Raymond Gogel has an unusual educational background for a corporate CIO -- a Ph.D. in philosophy with a focus in human values and paradigm shifts. But he has used that training to successfully eschew some traditional IT practices in favor of more innovative methods. That approach is paying off big at Xcel Energy, a Minneapolis-based energy company, where Gogel, 54, leads the IT department.
Take, for example, the economic value-add metrics that Gogel designed as part of a new program management office. The metrics revamped Xcel's budgeting process by moving all IT capital funding from business unit budgets to IT. The process requires corporate units to compete for IT dollars by citing concrete business value. "IT costs are driven only in part by infrastructure; other costs come from applications that sit in the units," Gogel says. "How do you really focus on an enterprise ROI ... so IT is only accepting projects that drive significant enterprise business value?
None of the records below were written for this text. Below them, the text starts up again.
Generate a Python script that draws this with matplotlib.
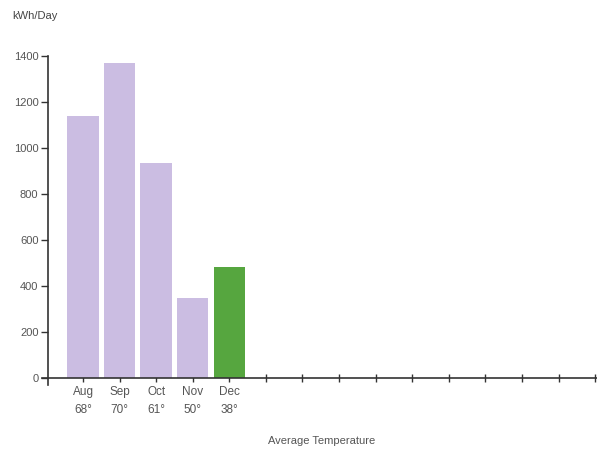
import matplotlib
matplotlib.use("Agg")
import matplotlib.pyplot as plt

months = ["Aug", "Sep", "Oct", "Nov", "Dec"]
temps = ["68°", "70°", "61°", "50°", "38°"]
kwh = [1138, 1368, 933, 348, 484]
n_slots = 15  # axis has room for more months

bar_colors = ["#cbbde2", "#cbbde2", "#cbbde2", "#cbbde2", "#56a63f"]

plt.rcParams["font.family"] = ["Liberation Sans", "DejaVu Sans"]

fig = plt.figure(figsize=(5.97, 4.55), dpi=100)
ax = fig.add_axes([42 / 597, 70 / 455, 1 - 42 / 597, (455 - 56 - 70) / 455])

x = list(range(len(months)))
ax.bar(x, kwh, width=0.86, color=bar_colors, zorder=2)

ax.set_ylim(-30, 1400)
ax.set_xlim(-1.12, 14.05)
ax.set_yticks([0, 200, 400, 600, 800, 1000, 1200, 1400])
ax.set_xticks(range(n_slots))
labels = [f"{m}\n{t}" for m, t in zip(months, temps)] + [""] * (n_slots - len(months))
ax.set_xticklabels(labels)

for s in ["top", "right"]:
    ax.spines[s].set_visible(False)
ax.spines["bottom"].set_position(("data", 0))
ax.spines["left"].set_position(("data", -0.95))
ax.spines["left"].set_bounds(-30, 1400)
for s in ["bottom", "left"]:
    ax.spines[s].set_color("#333333")
    ax.spines[s].set_linewidth(1.2)

ax.tick_params(axis="y", direction="out", length=5, width=1, colors="#333333",
               labelcolor="#555555", labelsize=8, pad=2)
ax.tick_params(axis="x", direction="inout", length=6, width=1, colors="#333333",
               labelcolor="#555555", labelsize=8.5, pad=3)
for lbl in ax.get_xticklabels():
    lbl.set_linespacing(1.6)

fig.text(12 / 597, 1 - 16 / 455, "kWh/Day", fontsize=8, color="#444444", va="center")
fig.text(322 / 597, 1 - 441 / 455, "Average Temperature", fontsize=8, color="#555555",
         ha="center", va="center")

fig.savefig("out.png", dpi=100)
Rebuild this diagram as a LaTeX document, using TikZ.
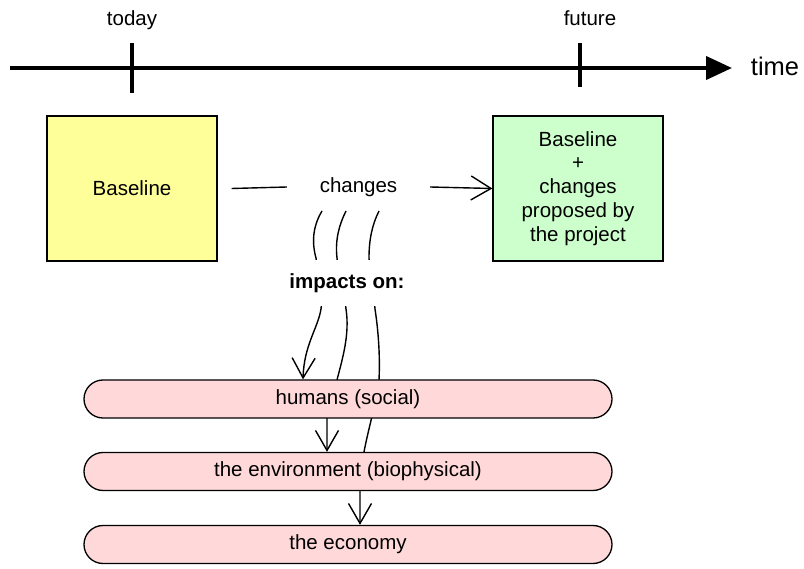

When you spend capital, that is your opportunity to transform a business. There has to be significant enterprise architecture around that, or you are just setting up each business as an autonomous business but not maximizing enterprise value."
As a result, the project has contributed year-to-date savings of 17%, and the company plans to apply the approach to other key areas, such as Sarbanes-Oxley Act compliance and discrete demand for IT assets such as phones, handhelds and desktop computers.
Gogel has also turned conventional outsourcing wisdom -- squeezing suppliers for the cheapest services -- on its head, opting instead to form a strategic advisory board made up of suppliers and partners chartered to not only provide advice on technology best practices, but also to find new ways to transform the business.
Raymond Gogel, CIO at Xcel Energy Image Credit: Patricia Barry Levy |
Seven board members have jointly invested $10 million to work with Xcel to attack problems such as utility distribution and changing how IT enables outage management. The partners benefit from the intellectual property in the technologies they design.
"Everything we have done here for the past two and a half years ... has really been focusing on how do you drive partnering that focuses on mutual value exchange," Gogel says.
David Marley, managing director at IBM, which is on the Xcel board, says he knows of no other company that has an advisory board structured like Xcel's. "Ray is a strategist, not just a CIO," Marley says. "That is his strength. Anybody can be an administrator on a contract. How many people have a strategic advisory board made up of partners and venture capitalists willing to invest ... to work at Xcel? It is a much more fruitful approach than calling all your vendors and asking to reduce costs by 5%."